De la part du PT et du gouvernement, l’incapacité à s’attaquer à la corruption et au discrédit de la politique constitue un échec politique majeur…
C’est indéniable : le PT paye le prix de cette situation. Il faut se souvenir qu’en 2013, Mme Rousseff avait proposé de réformer le système politique dans le bon sens, elle avait même lancé l’organisation d’une Constituante pour remettre tout le système politique national à plat et entre les mains du peuple. Mais elle s’était heurtée à l’opposition de tout le Congrès. Elle fut désavouée. Cela revenait à demander au système politique de se faire hara-kiri, alors que ses principaux protagonistes en profitent. Aujourd’hui, et il faut s’en réjouir, ces questions de corruption se posent bien au-delà du cénacle des spécialistes et sont entrées largement dans l’espace public. L’élément nouveau est bien que la tolérance des populations envers ces phénomènes de corruption, endémiques depuis des siècles au Brésil et en Amérique latine, s’est réduite à néant. Cela marque une évolution majeure de la population vis-à-vis de sa classe politique. La difficulté pour un gouvernement de gauche, c’est qu’on attend de lui qu’il change les choses, et de ce point de vue, c’est un échec, même si les meilleures lois contre le blanchiment d’argent par exemple ou l’indépendance de la justice ont été mises en place par la gauche au Brésil.

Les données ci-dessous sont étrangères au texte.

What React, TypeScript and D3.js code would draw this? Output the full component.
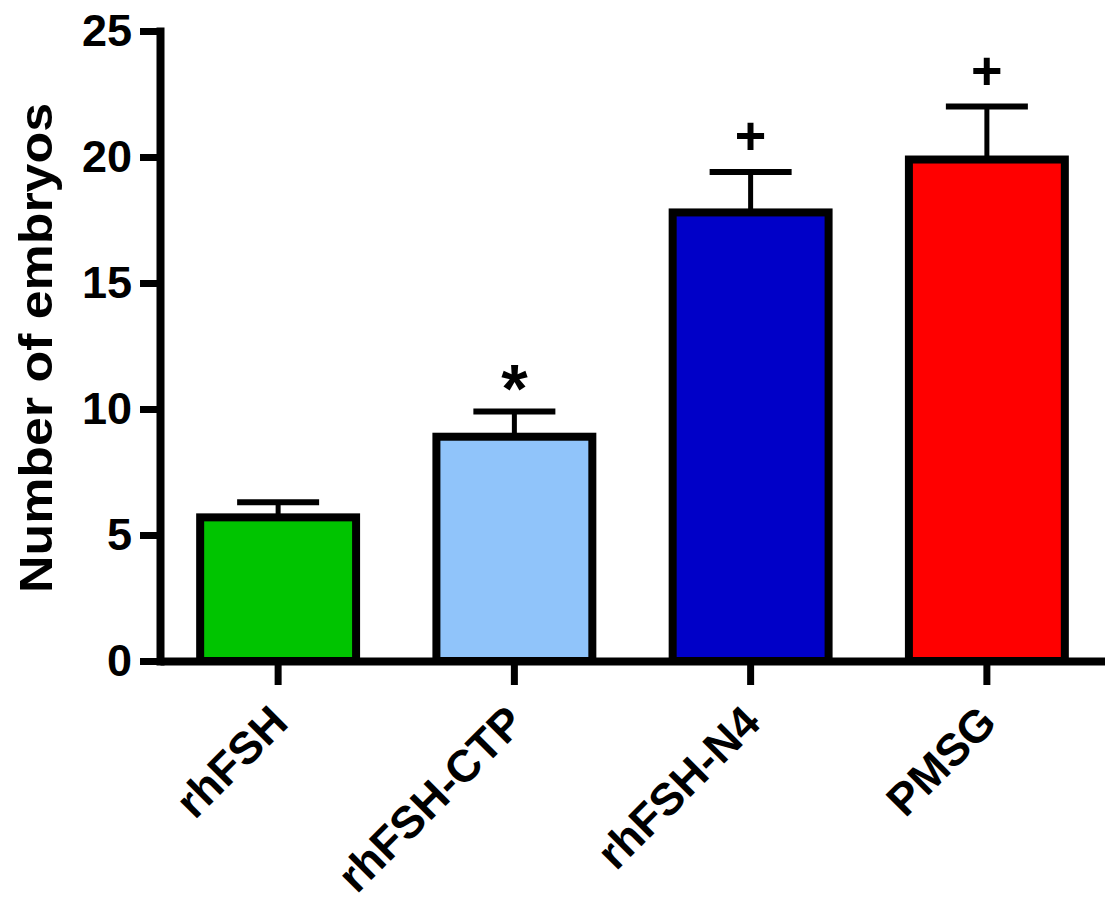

Inversement, quel projet porte la droite brésilienne si les événements la rapprochent d’un retour au pouvoir ?
Nous sommes en présence d’une droite particulièrement inquiétante qui se radicalise de jour en jour, tout comme la situation elle-même. Lula se déclare victime d’une justice politique. Le juge Sergio Moro emploie indéniablement des procédés plus que discutables. Le fameux enregistrement téléphonique de l’appel entre Lula et Rousseff qui mobilise les médias – et dont le contenu est différemment interprété selon votre place sur l’échiquier politique – indique que des juges mettent sur écoute la présidente de manière illégale, sans mandat de la cour suprême, et laissent divulguer cette écoute – de manière encore plus illégale – par une chaîne de télévision, Globo, dont on sait qu’elle se place dans une opposition virulente à la majorité… D’ailleurs, de nombreux juristes brésiliens dénoncent les méthodes du juge Moro et considèrent qu’on ne fait pas justice en violant la Constitution. La justice est devenue une arme politique, au Brésil comme dans d’autres pays latino-américains. La droite est à l’offensive et compte profiter de la faiblesse de son adversaire pour imposer un projet encore plus radical que celui de son homologue argentine, par exemple. Faire tomber la gauche au Brésil constituerait un choc systémique en Amérique latine et au-delà. En dehors des cercles du pouvoir, toute la gauche et les mouvements sociaux, même fortement critiques du gouvernement – intellectuels, mouvement des sans-terre, syndicats, etc. –, considèrent que la droite veut remettre en cause la légitimité institutionnelle du pouvoir et qu’elle mène, selon leur propre expression, un “coup d’État institutionnel” contre la démocratie.
http://www.regards.fr/web/article/christophe-ventura-la-chute-de-la
Notes
[1] “Lavage express”, avec la révélation d’appels d’offres truqués impliquant le groupe pétrolier Petrobras, des entreprises du BTP et des responsables politiques.